Moving swiftly on: parenting and education

Considering my own childhood - and I realise it must seem odd to many - led me inexorably to think about my own role as a parent trying to encourage children to learn, do homework and so on. I was about to say that by comparison with my own parents' involvement, I was a complete failure - but then I thought about the outcome for both sons and decided that was a tad sweeping. So what do I remember?

The Word Tin. Son no.1 used to produce this, when he was in P1, with a look of doom. We had to pick words out of a tobacco tin (where on earth did I lay my hands on this item?) and he had to recognise them. At the time he was four and a half and it was torture. Later, there was more amusement to be had in thinking up outrageous sentences with which he could demonstrate the meaning of words. And that, I have to admit, is all I can remember from the Primary school years. I have very little recollection of what - if anything - I did to help no. 2 son. He used a thing called the word-maker, and progressed to a sentence-maker, but I didn't seem to do anything. Could this be because by then I'd gone back to work?

When your children attend the secondary school in which both parents teach, the experience is somewhat different from the norm. I was certainly involved in helping both sons with English - rescuing one from having to do North and South for Higher by spending a whole Easter holiday studying the Larkin set texts so that he could use them in the exam a month later actually involved me in the most God-awful scene with his class teacher, who happened to be my boss. I did a bit of Standard-grade Latin with both of them. And when no.1 son became editor of the school magazine, he recruited me as the Editor-in-chief because it was more convenient for him - and look where that got us.

Actually it got me into what I see as the most important single piece of education I ever undertook. I don't know how many evenings I spent in the school while both sons in turn ran the magazine, teaching myself to do desktop publishing (Adobe Pagemaker) when they left and the boy who knew how to do it let us down, sharing hilarious pressure with successive generations of student journalists when the photocopier jammed/ran out of ink/got too hot, going off with them to competitions in Edinburgh and to the Scottish Parliament, sitting in on interviews with Frank Pignatelli, then Director of Education for Strathclyde, and John Smith, leader of the Labour party. Pupils who were shy learned to use the phone, to contact advertisers, to sell advertising; others learned touch-typing without ever taking Business Studies, coaxed ancient Macintosh Classics to work years after they should have recycled, learned to use the scanner and the value of white space on the page.

Did this make up for the fact that we had television on every night? That there was a small telly in the older son's bedroom, linked to the ZX Spectrum but also to an aerial? That they both had radios and listened to music incessantly, from an early age? That we allowed an 11 year old to have a modem and a year's subscription to BT's precursor of the internet (what on earth was it called?) so that he would come and beg: "Can I go online now?" before he was in secondary school?

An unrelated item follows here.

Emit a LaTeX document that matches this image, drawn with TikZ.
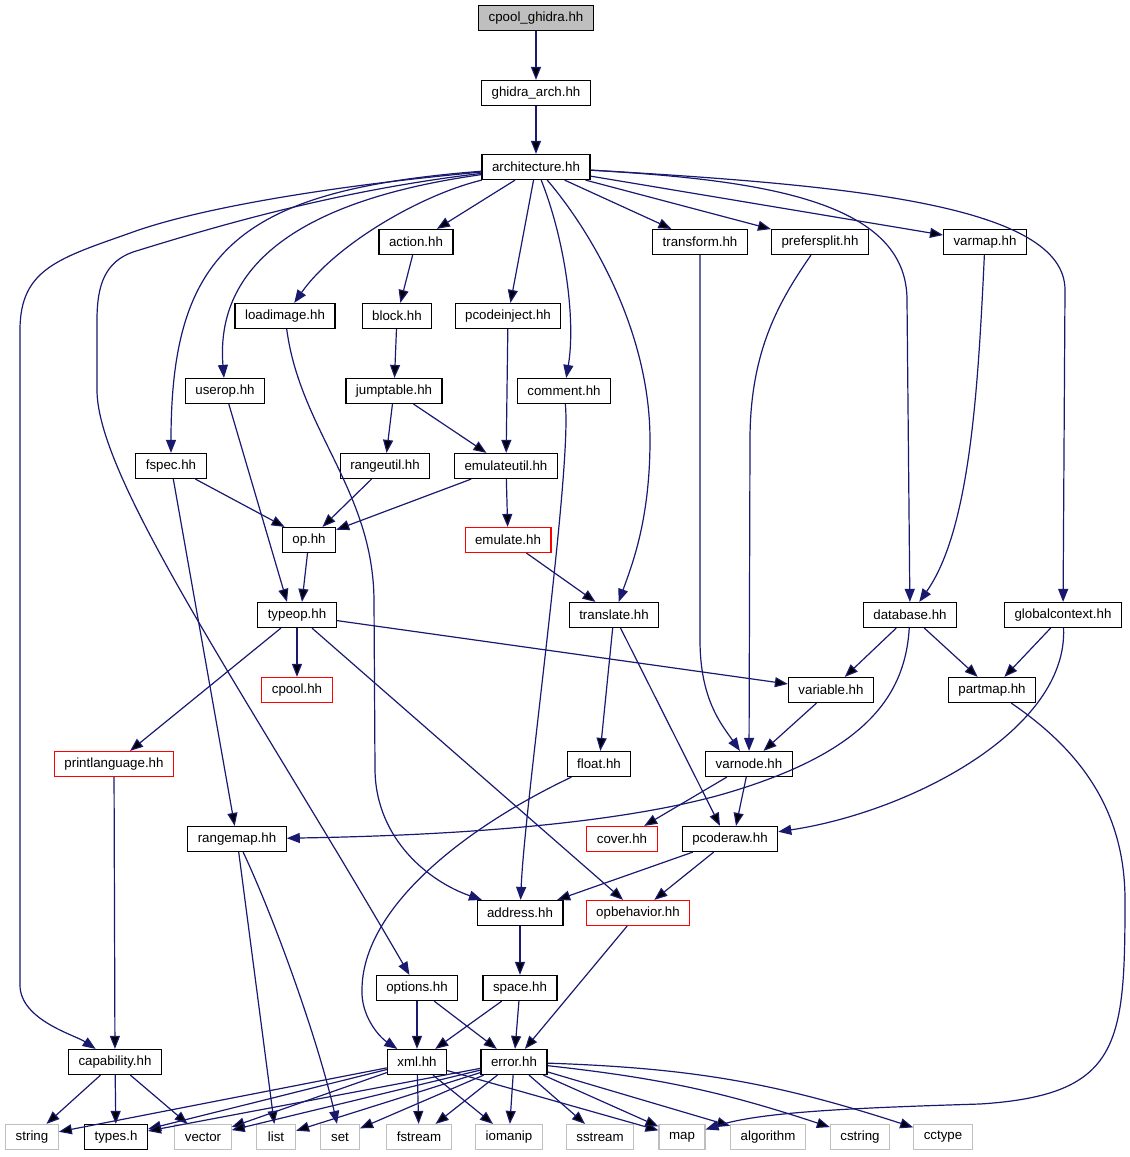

At the time I felt I was failing, when I'd find one of them sweating over something for the magazine the night before some important exam, but now I'm less sure.

But there's so much more to think about in this early exposure to the medium I'm using now that I think I'd better leave it to another post. It's a long way from the Word Tin ...

1 comment:

  1. If my posse turn out half as well and also still want me to spend time with them and their families I'll be ecstatic.